Karenne on blogging- Interview Part One

An Interview with Karenne of Kalinago English, part 1

You seem to have a real community feeling on your blog – something I’ve never managed. Any ideas on how that happened? Was it a deliberate attempt?

Yes, it is very deliberate.

That’s the fun part, isn’t it, Alex? What makes blogging different from writing articles in a magazine: the dialogue – sharing thoughts, experiences, ideas and learning from others.

It’s basically why bloggers stay up ’til midnight to finish a post or search through flickr for an hour just because they can’t find the right creative commons licensed picture: the buzz of the “alive” page.

It’s also why I visit other blogs – even when I’m tired or not in the mood. To give back what I receive, to be part of the community. I’m mostly attracted to blogs that have this, as opposed to the “sage-on-the-stage” feeling you can find out there. Obviously, I don’t agree that yours isn’t community oriented and I’m sure that anyone who’s reading it doesn’t either!

The hardest thing for me though, is answering my posters and I have to confess I see so many bloggers who are much better at this than I am. I’m so often engaged in what they’re commenting that I don’t know what to reply! I hope to get better at this – confession though, sometimes the comments are so learned, so knowledgeable that I feel like I’m going to say something really dumb as actually I don’t know all the answers to their questions!


How much time does your blog take up? And how much time do you spend following other blogs, forums and groups?


Some postings take 1/2 hour – the thought musings and random rants.

Others take between 2 -4 hours, others take 8. A 3-part answer like this task you’ve set for me takes around 12 hours.

The posts which have the potential to offend or need fact-checking, research and adequate linking, take days. There are even posts which take weeks: videos to be filmed from week to week, then edited, uploaded to youtube, etc..

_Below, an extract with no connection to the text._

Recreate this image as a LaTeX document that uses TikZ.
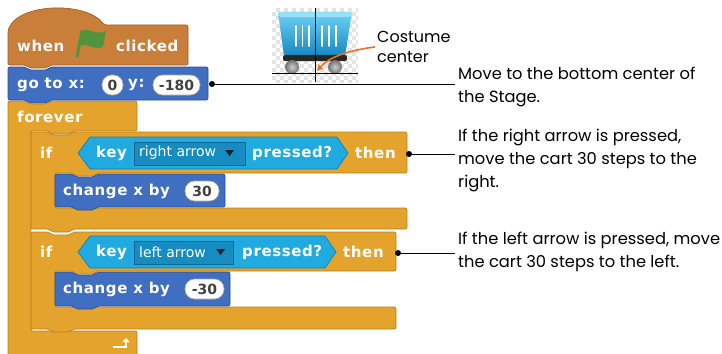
\documentclass[tikz,border=0pt]{standalone}
\usepackage{fontspec}
\usetikzlibrary{arrows.meta}
\newfontfamily\blk{DejaVu Sans}[LetterSpace=4]
\newfontfamily\drop{DejaVu Sans}
\newfontfamily\lbl{Poppins}

\definecolor{evt}{RGB}{201,126,58}
\definecolor{evtdark}{RGB}{160,96,40}
\definecolor{mot}{RGB}{64,110,192}
\definecolor{motdark}{RGB}{42,80,150}
\definecolor{ctl}{RGB}{228,163,45}
\definecolor{ctldark}{RGB}{188,128,28}
\definecolor{sen}{RGB}{32,170,224}
\definecolor{sendark}{RGB}{20,128,178}
\definecolor{dropfill}{RGB}{22,140,192}
\definecolor{dropline}{RGB}{14,104,150}
\definecolor{flaggreen}{RGB}{82,148,62}
\definecolor{callout}{RGB}{232,112,40}
\definecolor{cartlight}{RGB}{110,210,245}
\definecolor{cartdark}{RGB}{22,136,196}

% stack block outline: x, y, width, height
\newcommand\stackpath[4]{%
  (#1,#2) -- (#1+18,#2) -- (#1+21,#2+3) -- (#1+39,#2+3) -- (#1+42,#2) -- (#1+#3,#2)
  -- (#1+#3,#2+#4) -- (#1+42,#2+#4) -- (#1+39,#2+#4+3) -- (#1+21,#2+#4+3)
  -- (#1+18,#2+#4) -- (#1,#2+#4) -- cycle}
% C block outline: x, y, width, header, mouth, bottom arm, arm width
\newcommand\cpath[7]{%
  (#1,#2) -- (#1+18,#2) -- (#1+21,#2+3) -- (#1+39,#2+3) -- (#1+42,#2) -- (#1+#3,#2)
  -- (#1+#3,#2+#4) -- (#1+#7+42,#2+#4) -- (#1+#7+39,#2+#4+3) -- (#1+#7+21,#2+#4+3)
  -- (#1+#7+18,#2+#4) -- (#1+#7,#2+#4) -- (#1+#7,#2+#4+#5) -- (#1+#3,#2+#4+#5)
  -- (#1+#3,#2+#4+#5+#6) -- (#1+42,#2+#4+#5+#6) -- (#1+39,#2+#4+#5+#6+3)
  -- (#1+21,#2+#4+#5+#6+3) -- (#1+18,#2+#4+#5+#6) -- (#1,#2+#4+#5+#6) -- cycle}
% boolean hexagon: centre y, right tip x
\newcommand\boolpath[2]{%
  (78,#1) -- (90,#1-16) -- (#2-11,#1-16) -- (#2,#1) -- (#2-11,#1+16) -- (90,#1+16) -- cycle}

\begin{document}
\begin{tikzpicture}[x=1pt,y=-1pt,
  blockshape/.style={rounded corners=2, line width=0.7},
  events/.style={blockshape, fill=evt, draw=evtdark},
  motion/.style={blockshape, fill=mot, draw=motdark},
  control/.style={blockshape, fill=ctl, draw=ctldark},
  sensing/.style={line width=0.7, fill=sen, draw=sendark},
  btext/.style={anchor=west, inner sep=0, text=white, font=\blk\bfseries\fontsize{15}{18}\selectfont},
  numoval/.style={fill=white, draw=black!35, line width=0.6, rounded corners=9.5},
  numtext/.style={inner sep=0, text=black!75, font=\drop\bfseries\fontsize{14}{16}\selectfont},
  dropbox/.style={fill=dropfill, draw=dropline, line width=0.6},
  droptext/.style={anchor=west, inner sep=0, text=white, font=\drop\fontsize{14}{17}\selectfont},
  droptri/.style={fill=black!80!sen},
  note/.style={anchor=north west, inner xsep=3, inner ysep=0, align=left,
    font=\lbl\fontsize{16.3}{23}\selectfont},
  leader/.style={line width=0.9, black},
  pin/.style={black},
]
\useasboundingbox (0,0) rectangle (722,353);
\clip (0,0) rectangle (722,353);

% ---------- sprite costume with its centre cross ----------
\begin{scope}
  \clip (272,8) rectangle (358,82);
  \fill[white] (272,8) rectangle (358,82);
  \foreach \i in {0,...,21}{
    \foreach \j in {0,...,18}{
      \pgfmathtruncatemacro\k{mod(\i+\j,2)}
      \ifnum\k=1 \fill[black!11] (272+4*\i,8+4*\j) rectangle ++(4,4); \fi
    }
  }
\end{scope}
\shade[top color=cartlight, bottom color=cartdark, rounded corners=2]
  (278,12) -- (352,12) -- (345,56) -- (284,56) -- cycle;
\fill[cartlight!70!white, rounded corners=1.5] (278,12) -- (352,12) -- (351,17) -- (279,17) -- cycle;
\foreach \sx in {296,302.5,309,322,329,336}
  \draw[white, line width=1.8, line cap=round] (\sx,26) -- (\sx,46);
\fill[black!85, rounded corners=2] (283,55) rectangle (347,61);
\shade[inner color=black!20, outer color=black!55] (292,67) circle (7);
\shade[inner color=black!20, outer color=black!55] (335,67) circle (7);
\draw[black, line width=0.6] (315,8) -- (315,82);
\draw[black, line width=0.6] (272,73) -- (358,73);
\coordinate (centrecross) at (317,71);

\node[anchor=north west, inner xsep=2, inner ysep=0, align=left,
  font=\lbl\fontsize{16}{20}\selectfont] (costume) at (375,31) {Costume\\center};
\draw[callout, line width=1.6, -{Stealth[length=7,width=7]}]
  (costume.west) .. controls (345,51) and (328,58) .. (centrecross);

% ---------- forever loop ----------
\path[control] \cpath{8}{101}{129}{30}{200}{40}{23};
\node[btext] (forever) at (17,117) {forever};
\draw[white, line width=2.2, -{Triangle[length=4,width=7]}]
  (113,347) -- (126,347) -- (126,338);

% ---------- first if ----------
\path[control] \cpath{31}{132}{376}{41}{35}{21}{24};
\node[btext] (if1) at (40,153) {if};
\path[sensing] \boolpath{153}{348};
\node[btext] (key1) at (96,153) {key};
\draw[dropbox] (134,142) rectangle (245,165);
\node[droptext] (right) at (139,153) {right arrow};
\fill[droptri] (225,150) -- (234,150) -- (229.5,156) -- cycle;
\node[btext] (pr1) at (252,153) {pressed?};
\node[btext] (then1) at (355,153) {then};
\coordinate (d2) at (409,154);

\path[motion] \stackpath{55}{174}{170}{33};
\node[btext] (chg1) at (63,191) {change x by};
\draw[numoval] (185,181) rectangle (219,201);
\node[numtext] (n30) at (202,191) {30};

% ---------- second if ----------
\path[control] \cpath{31}{232}{365}{39}{36}{22}{24};
\node[btext] (if2) at (40,252) {if};
\path[sensing] \boolpath{252}{336};
\node[btext] (key2) at (96,252) {key};
\draw[dropbox] (134,241) rectangle (233,264);
\node[droptext] (left) at (139,252) {left arrow};
\fill[droptri] (216,249) -- (225,249) -- (220.5,255) -- cycle;
\node[btext] (pr2) at (242,252) {pressed?};
\node[btext] (then2) at (343,252) {then};
\coordinate (d3) at (398,253);

\path[motion] \stackpath{55}{272}{175}{34};
\node[btext] (chg2) at (63,289) {change x by};
\draw[numoval] (185,279) rectangle (224,299);
\node[numtext] (nm30) at (204.5,289) {-30};

% ---------- go to ----------
\path[motion] \stackpath{8}{67}{200}{33};
\node[btext] (goto) at (17,85) {go to x:};
\draw[numoval] (102,75) rectangle (123,95);
\node[numtext] (n0) at (112.5,85) {0};
\node[btext] (ylab) at (128,85) {y:};
\draw[numoval] (153,75) rectangle (200,95);
\node[numtext] (n180) at (176.5,85) {-180};
\coordinate (d1) at (212,84);

% ---------- hat block ----------
\path[events] (8,65) -- (8,30) .. controls (20,2) and (88,2) .. (104,25) -- (188,25)
  -- (188,65) -- (50,65) -- (47,68) -- (29,68) -- (26,65) -- cycle;
\node[btext] (when) at (17,46) {when};
\draw[flaggreen, line width=3] (77,57) -- (82,31);
\fill[flaggreen] (81,31) .. controls (89,27) and (96,36) .. (106,31)
  -- (103,47) .. controls (94,51) and (88,42) .. (78,46) -- cycle;
\node[btext] (clicked) at (116,46) {clicked};

% ---------- notes ----------
\node[note] (l1) at (455,67) {Move to the bottom center of\\the Stage.};
\node[note] (l2) at (455,129) {If the right arrow is pressed,\\move the cart 30 steps to the\\right.};
\node[note] (l3) at (455,232) {If the left arrow is pressed, move\\the cart 30 steps to the left.};

\fill[pin] (d1) circle (3);
\fill[pin] (d2) circle (3);
\fill[pin] (d3) circle (3);
\draw[leader] (d1) -- (d1 -| l1.west);
\draw[leader] (d2) -- (d2 -| l2.west);
\draw[leader] (d3) -- (d3 -| l3.west);
\end{tikzpicture}
\end{document}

I don’t publish everything I start either – there’s an awful back-log of half-finished pieces, ideas that need development, stuff I don’t like anymore…

Also I generally spend between 1 and 2 hours most days in some sort of social-networking activity: I’m fascinated by communities (online and offline) and therefore consciously perform different roles within different groups.

Your blog is one of the two TEFL blogs “of the moment” – the other being Lindsay Clandfield’s Six Things. What’s your secret? What is your blog philosophy?

Being one of the blogs of the moment is just that: something happening now.

There have been far better bloggers than I am; are many, many quality writers who aren’t getting as much as attention today as they should be; tomorrow there will be someone else offering more.
I don’t really take it all very seriously.

When I was walking the Camino de Santiago (a pilgrimage across Northern Spain) I learned not to count kilometres but instead to focus on the actual journey, to understand that the value lies in the learning and experiences on-route.

The most important advice I can give to any blogger is that there’s very little point in counting number of posts, especially not those written by others, or the number of visitors you have: it doesn’t tell you anything – other than how many visitors and how many posts you’ve written!

My philosophy… hmm, I wouldn’t say it’s a philosophy.

I blog because I’m opinionated. Blogging gives me an audience for all the stuff I’ve been boring people with, for years, out there in the ‘sphere.


Seriously, though, Alex – a blog is a dialogue, you just gotta ask repetitively:

Am I part of the conversation going on in my community or am I dominating it?

Am I talking about only me and my materials, ideas, business? Am I preaching to the converted or I am sharing? Am I educating, am I challenging others to think in a different way – about things they’d taken for granted, am I giving back?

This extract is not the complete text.